Only a wizard without a friend in the cleric business would ever bother with this spell. The risk of being reduced to a village idiot for a few weeks is simply too great, even when it's only a 5% chance.
But occasionally you need to ask a question without involving a cleric (especially if it's about a cleric). For those times you can sequester yourself in a nice safe spot, get a friendready to cast Break Enchantment (as if wizards had friends) , and expose yourself to the outer planes in a quest for knowledge. I can imagine times when doing so makes sense.
But I can't imagine any reason to ever contact the Astral plane. You have a 44% chance of getting a correct answer and a 32% chance of getting a lie or a random answer. How does that help?

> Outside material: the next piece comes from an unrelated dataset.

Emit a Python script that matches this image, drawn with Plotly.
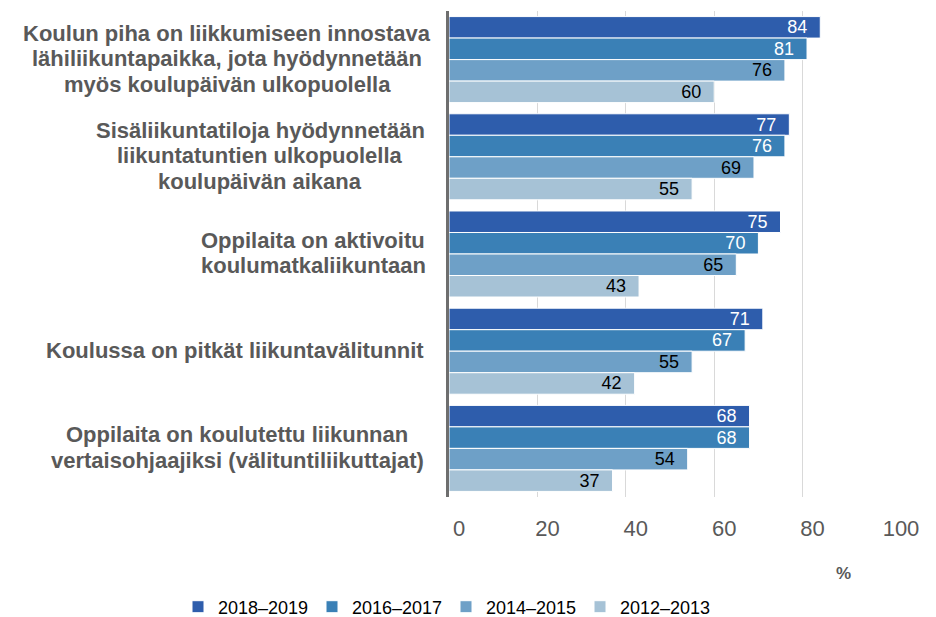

Think about it this way. If I tell you a fact that is 50% likely to be true and 50% likely to be false, how much information have I given you? The answer is not 50% of a fact, or 25%: it is none. You have no more information than you did before you asked the question. An answer that is just as likely to be false as to be true is not an answer that is half-likely to be true: it is a random answer. And if I wanted random answers, I could just roll some dice.
Now, if you could ask the question over and over again, until you had a statistical distribution, then you could extract some information. But the spell pretty explicitly says you can't do that.
Contacting greater deities reduces the chance of misinformation to 10%, which is almost low enough to tempt a player into acting on the information. Notice I said a player; an actual wizard, with an INT of 20 and a career successful enough to get him to the point where he can even cast this spell, would never take such an ill-considered risk. Any question that can only be answered by gods is going to have supreme consequences for getting it right - but that invariably means there are dire consequences for getting it wrong.
The problem here is that the game designers simply didn't understand basic probability (or risk vs reward). The spell should have a 10% chance of failure at the lowest levels, and at worst a 1% chance at the highest levels. This might actually tempt a wizard to take a risk. As it stands, the only people who would act on information that is just as likely to be false as it is to be true don't need to fail the save; they're already drooling idiots.